# START OF Source data

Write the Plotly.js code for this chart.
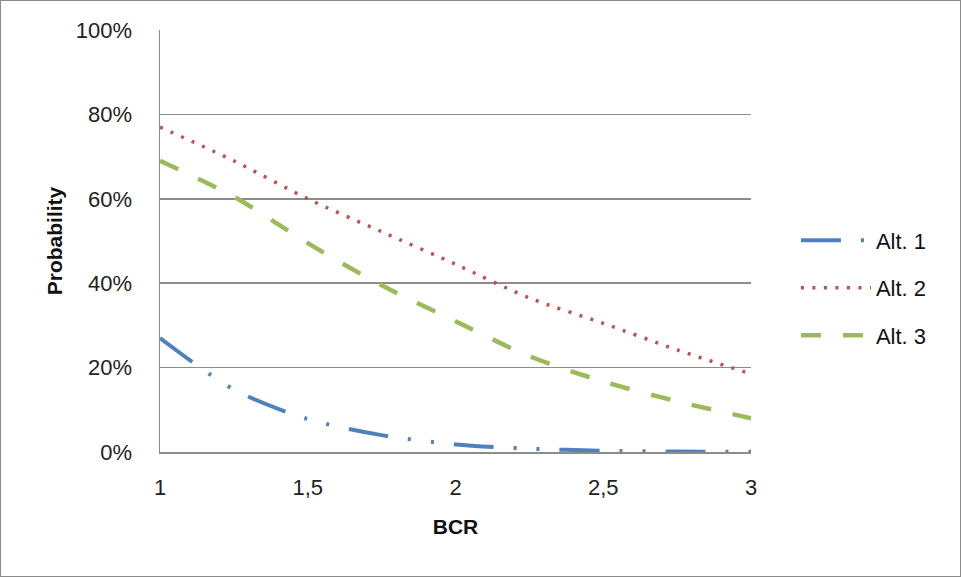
<!DOCTYPE html>
<html>
<head>
<meta charset="utf-8">
<script src="https://cdn.plot.ly/plotly-3.0.1.min.js"></script>
<style>
  html, body { margin: 0; padding: 0; background: #fff; }
  #chart { width: 959px; height: 575px; border: 1px solid #8c8c8c; }
</style>
</head>
<body>
<div id="chart"></div>
<script>
const bcr = [1, 1.25, 1.5, 1.75, 2, 2.25, 2.5, 2.75, 3];
const alt1 = [0.27, 0.148, 0.078, 0.040, 0.018, 0.008, 0.003, 0.001, 0.0005];
const alt2 = [0.77, 0.69, 0.60, 0.522, 0.445, 0.365, 0.305, 0.242, 0.185];
const alt3 = [0.69, 0.605, 0.495, 0.395, 0.31, 0.227, 0.167, 0.12, 0.08];
const seriesNames = ['Alt. 1', 'Alt. 2', 'Alt. 3'];
const xTickVals = [1, 1.5, 2, 2.5, 3];
const xTickText = ['1', '1,5', '2', '2,5', '3'];

const font = 'Liberation Sans, Arial, sans-serif';

const traces = [
  {x: bcr, y: alt1, name: seriesNames[0], legendgroup: 'a1', mode: 'lines',
   line: {color: '#4F81BD', width: 4, dash: '40px,20px,3px,20px,3px,20px', shape: 'spline', smoothing: 0.8}},
  {x: bcr, y: alt2, name: seriesNames[1], legendgroup: 'a2', mode: 'lines',
   line: {color: '#C0504D', width: 3.5, dash: '3px,8.5px', shape: 'spline', smoothing: 0.8}},
  {x: bcr, y: alt3, name: seriesNames[2], legendgroup: 'a3', mode: 'lines',
   line: {color: '#9BBB59', width: 4.5, dash: '20px,22px', shape: 'spline', smoothing: 0.8}}
];

const layout = {
  width: 959, height: 575,
  margin: {l: 159, r: 209, t: 29, b: 124},
  paper_bgcolor: '#fff', plot_bgcolor: '#fff',
  font: {family: font, size: 22, color: '#222'},
  showlegend: true,
  legend: {x: 1.076, xanchor: 'left', y: 0.389, yanchor: 'middle',
           font: {family: font, size: 22, color: '#111'},
           itemwidth: 70,
           traceorder: 'grouped', tracegroupgap: 16, bgcolor: 'rgba(0,0,0,0)'},
  xaxis: {range: [1, 3], tickvals: xTickVals, ticktext: xTickText,
          showgrid: false, zeroline: false, showline: true, linecolor: '#8c8c8c', linewidth: 1.5,
          ticks: '', ticklabelstandoff: 15,
          title: {text: '<b>BCR</b>', font: {family: font, size: 21, color: '#111'}, standoff: 20}},
  yaxis: {range: [0, 1], dtick: 0.2, tickformat: '.0%',
          showgrid: true, gridcolor: '#8c8c8c', gridwidth: 1.5, zeroline: false,
          showline: true, linecolor: '#8c8c8c', linewidth: 1.5,
          ticks: '', ticklabelstandoff: 22,
          title: {text: '<b>Probability</b>', font: {family: font, size: 21, color: '#111'}, standoff: 7}}
};

Plotly.newPlot('chart', traces, layout, {displayModeBar: false, staticPlot: true});
</script>
</body>
</html>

# END OF Source data

Goal »
Your answer should be a single number: the count of lines in the material above that contain "chart".

Solution »
4